Por Liliana Martínez Lomelí para El Economista.
Los resultados de la Encuesta Nacional de Salud y Nutrición de México (Ensanut) 2016 ya salieron a la luz. Sirve para evaluar algunos puntos relacionados con la nutrición y salud de la población de acuerdo con las principales preocupaciones en la agenda política, además de evaluar las estrategias emprendidas por el gobierno en relación con enfermedades crónico-degenerativas, el sobrepeso y la obesidad.
¿Cómo andamos? En resumen, sin novedad en el frente. La prevalencia combinada de sobrepeso y obesidad se ha mantenido. Sólo hubo una disminución significativa en niños con sobrepeso, mas no en los obesos.
No quiero aburrirlo con números. Al analizar el documento y el tipo de preguntas de la encuesta, entendemos por qué estamos tan norteados en el combate a la obesidad. Literalmente, porque nos dedicamos a adaptar y copiar estrategias reduccionistas de la alimentación de nuestro vecino del norte.
Le pongo varios ejemplos: evalúan el “comportamiento alimentario” con un apartado de preguntas sobre los principales obstáculos para mantener una alimentación saludable, y para evaluar las estrategias de gobierno en relación con estos temas. Uno lee joyas del tipo: “El 81,6% de la población adulta gusta del sabor de las bebidas azucaradas; sin embargo, la mayoría (92,3%) no las considera saludables”. ¿De verdad necesitamos en una encuesta que nos digan sobre la predisposición humana al gusto por lo dulce como una cuestión evolutiva de millones de años? Una gran mayoría responderá que prefiere este tipo de gusto. Otro ejemplo: “A nivel nacional, 40,6% de la población lee el etiquetado nutrimental de los alimentos empacados y bebidas embotelladas”. Imagínese que le preguntan: ¿lee usted el etiquetado nutrimental de los alimentos empacados y bebidas? Por un proceso de acomodación social, obviamente usted dirá que sí (no quiere pasar por ignorante, pues), así como lee los ingredientes del champú cuando se le olvida llevar el celular al baño. Prosigue: “El 76,3% de la población no sabe cuántas calorías debería consumir al día”. Como si el saber las calorías que me tengo que comer despertara en mi conducta un deseo imperioso de ir contando todo lo que me como. Como si desde el taxista hasta el político estuvieran obligados a cuantificar las calorías que necesitan. Supongamos que las conocen, y ¿luego? ¿Ya con eso la gente empieza a contar y a transformar su dieta? Este tipo de absurdez nos ilustra de la pobreza de perspectiva respecto a la estrategia a seguir: contar calorías y hacer ejercicio.
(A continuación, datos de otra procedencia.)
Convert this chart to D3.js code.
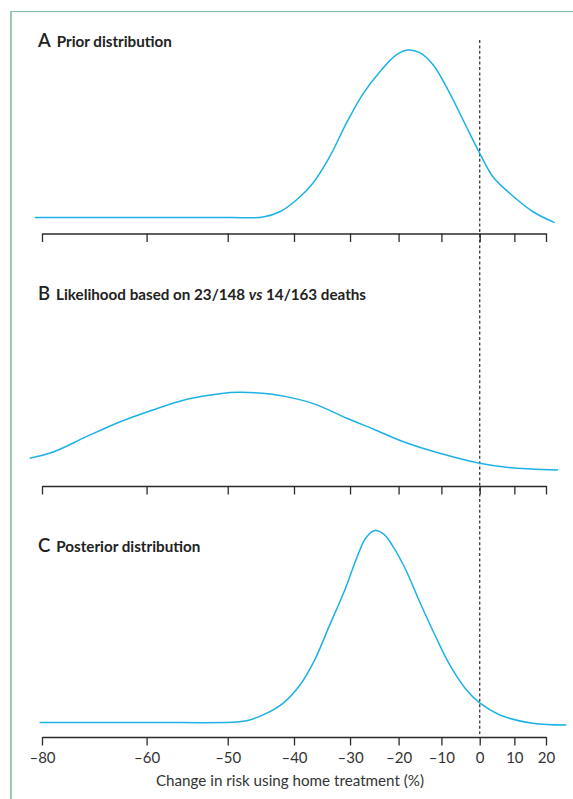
<!DOCTYPE html>
<html>
<head>
<meta charset="utf-8">
<script src="https://cdn.jsdelivr.net/npm/d3@7"></script>
<style>
  html, body { margin: 0; padding: 0; background: #fff; }
  svg { display: block; }
</style>
</head>
<body>
<svg id="chart" width="573" height="799"></svg>
<script>
// ---------- DATA (change in risk, %; relative density) ----------
const priorX = [-70.6, -59.6, -49.7, -44.9, -42.3, -39.6, -36.8, -33.8, -30.7, -27.4, -24.0, -20.5, -18.0, -15.2, -12.0, -7.9, -3.6, 0, 3.7, 8.6, 15.8, 22.9];
const priorY = [0.048, 0.048, 0.048, 0.051, 0.081, 0.148, 0.243, 0.394, 0.584, 0.754, 0.877, 0.972, 1.0, 0.985, 0.915, 0.754, 0.564, 0.413, 0.280, 0.186, 0.081, 0.019];

const likeX = [-71.0, -69.0, -66.1, -62.8, -59.3, -55.3, -51.1, -48.3, -43.8, -39.4, -36.2, -30.7, -25.4, -18.3, -10.4, 0, 7.6, 24.0];
const likeY = [0.211, 0.289, 0.468, 0.646, 0.786, 0.913, 0.980, 0.996, 0.975, 0.915, 0.850, 0.690, 0.560, 0.395, 0.270, 0.151, 0.104, 0.071];

const postX = [-70.2, -59.6, -49.0, -46.9, -44.4, -41.8, -39.0, -36.5, -33.8, -31.0, -28.7, -26.9, -25.1, -23.2, -21.3, -18.6, -15.2, -11.6, -7.9, -4.0, 0, 5.7, 15.7, 26.9];
const postY = [0.028, 0.028, 0.030, 0.041, 0.074, 0.125, 0.218, 0.344, 0.522, 0.699, 0.861, 0.962, 1.0, 0.982, 0.922, 0.810, 0.638, 0.471, 0.319, 0.203, 0.127, 0.066, 0.024, 0.015];

const panelLetters = ["A", "B", "C"];
const panelTitles = ["Prior distribution", "Likelihood based on 23/148 vs 14/163 deaths", "Posterior distribution"];

// tick positions (change in risk, %) and the labels printed at them
const tickPositions = [-70, -60, -50, -40, -30, -20, -10, 0, 10, 20];
const tickLabels = ["\u201380", "\u201360", "\u201350", "\u201340", "\u201330", "\u201320", "\u201310", "0", "10", "20"];
const xAxisTitle = "Change in risk using home treatment (%)";

// ---------- DRAWING ----------
const svg = d3.select("#chart");
const FONT = "Lato, 'Open Sans', sans-serif";
const curveColor = "#1cb1e7";
const inkColor = "#2b2b2b";

// green frame
svg.append("line").attr("x1", 11).attr("x2", 11).attr("y1", 11).attr("y2", 799)
  .attr("stroke", "#86bb9c").attr("stroke-width", 1.6);
svg.append("line").attr("x1", 11).attr("x2", 573).attr("y1", 11.5).attr("y2", 11.5)
  .attr("stroke", "#86bb9c").attr("stroke-width", 1.2);

// x scale: log of risk ratio (1 + change/100)
const xr = d3.scaleLog().domain([0.3, 1.2]).range([42, 546]);
const x = c => xr(1 + c / 100);

const panels = [
  { xs: priorX, ys: priorY, yRange: [226, 50], axisY: 233.5, titleY: 47 },
  { xs: likeX, ys: likeY, yRange: [476, 392], axisY: 486, titleY: 300 },
  { xs: postX, ys: postY, yRange: [728, 530.5], axisY: 737, titleY: 552 }
];

// dashed reference line at 0
svg.append("line")
  .attr("x1", x(0)).attr("x2", x(0)).attr("y1", 40).attr("y2", 734)
  .attr("stroke", "#3a3a3a").attr("stroke-width", 1.3)
  .attr("stroke-dasharray", "3,2.4");

panels.forEach((p, i) => {
  const y = d3.scaleLinear().domain([0, 1]).range(p.yRange);
  const pts = p.xs.map((v, k) => [v, p.ys[k]]);
  const line = d3.line().x(d => x(d[0])).y(d => y(d[1])).curve(d3.curveCatmullRom.alpha(0.5));
  svg.append("path").datum(pts).attr("d", line)
    .attr("fill", "none").attr("stroke", curveColor).attr("stroke-width", 1.5);

  const axis = d3.axisBottom(xr)
    .tickValues(tickPositions.map(t => 1 + t / 100))
    .tickSizeInner(8.5).tickSizeOuter(0)
    .tickPadding(7)
    .tickFormat((d, k) => i === 2 ? tickLabels[k] : "");
  const g = svg.append("g").attr("transform", `translate(0,${p.axisY})`).call(axis);
  g.select(".domain").attr("stroke", inkColor).attr("stroke-width", 1.3);
  g.selectAll(".tick line").attr("stroke", inkColor).attr("stroke-width", 1.3);
  g.selectAll(".tick text").attr("fill", "#333").attr("font-family", FONT)
    .attr("font-size", 15);

  const t = svg.append("text").attr("x", 38).attr("y", p.titleY)
    .attr("font-family", FONT).attr("fill", "#222");
  t.append("tspan").attr("font-size", 18.5).attr("font-weight", 600).text(panelLetters[i]);
  const parts = panelTitles[i].split(" vs ");
  const fs = 15.2;
  const sub = t.append("tspan").attr("dx", 6).attr("font-size", fs).attr("font-weight", 700);
  if (parts.length === 2) {
    sub.text(parts[0] + " ");
    t.append("tspan").attr("font-size", fs).attr("font-weight", 700).attr("font-style", "italic").text("vs");
    t.append("tspan").attr("font-size", fs).attr("font-weight", 700).text(" " + parts[1]);
  } else {
    sub.text(panelTitles[i]);
  }
});

svg.append("text").attr("x", 290).attr("y", 786).attr("text-anchor", "middle")
  .attr("font-family", FONT).attr("font-size", 15.2).attr("fill", "#333")
  .text(xAxisTitle);
</script>
</body>
</html>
En relación con las campañas de gobierno, dicen que “75% considera que este tipo de campañas contribuyen en la prevención de sobrepeso y obesidad”. Una cosa es que a alguien sin experiencia —ni obligación en tenerla— en estrategia de salud le parezca efectivo y otra que lo sea. ¿Cómo voy a saber si previenen o no, si yo no soy encuesta? Digo, para eso están estos instrumentos de medición, ¿no? Es como una incepción: una encuesta subjetiva dentro de la encuesta objetiva.
Por si todavía los datos no eran suficientes sobre el yerro de la estrategia: descubren que su famoso “Chécate, mídete y muévete” no se entiende como ellos creían. Mientras que el “mídete” se concibió como algo relacionado con el consumo de grasas, azúcares y sal, descubrieron que la población relaciona el “mídete” con las dimensiones corporales.
Por último, nos ofrecen una perla: entre las conclusiones finales, nos dicen que se mejoraron las condiciones de vivienda y hay más niños bilingües, entre lengua indígena y lengua española. ¿Pues qué no era la encuesta nacional de salud y nutrición? ¿O ya le andamos haciendo a la colaboración intersectorial cuando nos conviene?